At eight years, your child is really coming into his or her own and will be starting to remember and treasure their birthday party traditions. Still, as your child gets older and you deal with more expectations from child-age…. and parent guests, being a great birthday party host requires some know-how. Here are some tips to help make eight great!
Do…Get The Birthday Kid In On the Planning
Now that your child is taking on more responsibilities and has more defined interests, it’s a great idea to have them help you plan the party. Not only will they be able to offer their ideas for their favorite themes, games and birthday snacks, but they will also learn a little about what it takes to be a good host. Make sure they are learning about everything from writing out the invitations to scheduling in time for cleanup so that the birthday celebration can be an opportunity for growth.

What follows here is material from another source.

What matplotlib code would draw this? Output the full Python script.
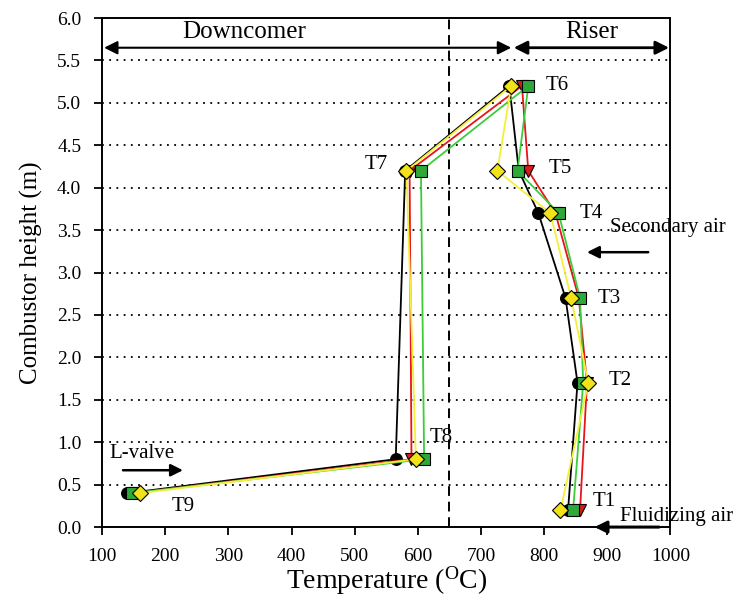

Don’t…Let Your Child Run the Whole Show
A caveat for the above advice is that giving total reigns of a party to an eight-year-old probably isn’t your best option. Instead, offer options for them to choose and plan from that you have already decided will fit your time and means. For example, let them help you plan the menu for the party snacks, but keep their option to healthier treats with maybe one or two sweet selections.
Do…Let The Kids Loose
If your son or daughter and friends are around eight-years-old, they’ve been in school for a fair amount of time and have likely built up skills in playing nicely on their own in the classroom and on the playground. Therefore, you can probably trust the kids to do their own thing for a while during parties without extremely close supervision. Let them run around for a game of soccer, work on crafts or eat their meal with light supervision, and you can take the time to set up other activities, take a break, or snap some pictures from afar.
With consideration to letting the kids be independent, it’s important to keep a light radar out for drama, so that it can be stopped before ruining your child’s party. As your kids self-regulate, there will be room for certain children to take charge, argue or depart from party-planning etiquette. If that happens, don’t be afraid to have a timeout or switch to a different activity so that the party doesn’t go awry.
With more than a few birthday parties under your belt, why not have a little fun with this one. Switch out the classic birthday cake with s’mores or even donuts. Instead of party games, put out your child’s favorite board games. Even consider switching the classic afternoon party for a breakfast bash. There are no rules for birthdays, so simply lean into your child’s favorite things and have fun with it! You’ll be teaching your child that the key to celebration is good friends and family.
Don’t…Break the Bank
Your child is going to remember a few things about their eighth birthday party…but the extravagance of the party won’t be one of them. While it may be really tempting to try to impress your child and your visiting friends and parents with impressive color-coordinated decorations and magazine-ready goodie bags, don’t fall into this trap. It will only make you stress more about the party and your bank account, not to mention adding a sense of competition among parents trying to top one another in party planning. Keep it simple and all about fun.
Do…Get Your Child in on Thank You Etiquette
Now that your child is eight, they should know their P’s and Q’s from school, sports and your own family lessons. While you may have written thank you notes in the past for your guests’ attendance and gifts, it’s about time to get your kids into the habit of sending out thank you notes after parties. Take them to the store to pick out some fun thank you cards that they can get excited about and have them send out thank yous to all their friends and family.
Don’t…Forget to Smile
Don’t forget to take time for pictures. Whether it be a family pic before the guests arrive, a group shot of kids’ faces covered in frosting or a picture of the parents coming together for their little ones’ fun, capture it all. Believe me! In ten years when your child is *technically* an adult, you will treasure these pictures from the eighth birthday party!